It would be an overlooking of public data—probably based on ignorance—if one were to deny the fact that in contemporary times, divorces are now happening day in and day out. Why has marriage lost the sanctity it used to have during ancient times? Let’s unpack:
Divorce is no longer viewed as a taboo like it was back in the old days. If one is not happy, they won’t hesitate to pack their bags and leave. People are now choosing happiness over sacrifice—unlike our parents, who often stayed for the sake of endurance. And surely, we can’t blame them for that.
Unrealistic expectations have also ripped apart many families.

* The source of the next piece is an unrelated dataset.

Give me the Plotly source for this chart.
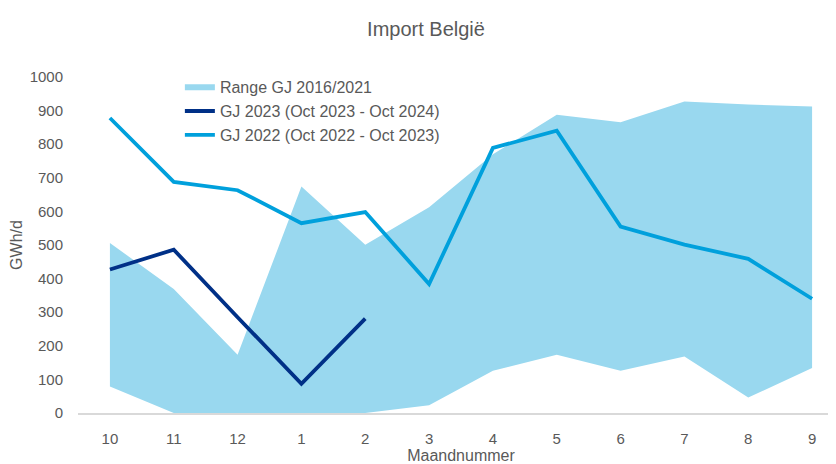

People often expect too much from their partners, fueled by what they consume daily in the media—movies, social media posts, and their favorite actors and actresses.
They forget that what they see is fiction—acting—and real life is something else entirely. Real life takes more than a few scripted minutes in front of a camera. When those expectations aren’t met, many choose to walk away, hoping to find a partner who fits the ideal in their minds. But suffice to say, the grass is not always greener on the other side.
Infidelity has become a cancer in many marriages, tearing them apart from every direction. Cheating is happening left, right, and center. Husbands are raising children that aren’t even theirs—unknowingly. This has led some to argue that DNA testing should be made mandatory at the hospital immediately after birth, to confirm if the alleged father is indeed the biological parent of the newborn innocent child.
Financial strain is another reason couples are drifting apart. Many husbands carry the heavy burden of providing for their families, while trying to meet personal goals, the desires of their partners, and extended family expectations. Overwhelmed, they retreat into silence and emotional isolation—creating distance in the relationship.
The internet has brought with it many blessings, no doubt. But alongside the good came the bad. Pornography, for instance, has destroyed many marriages. It sets unrealistic expectations in people’s minds—about bodies, intimacy, performance—and when reality doesn’t measure up, disappointment sets in, often leading to discontent and emotional withdrawal.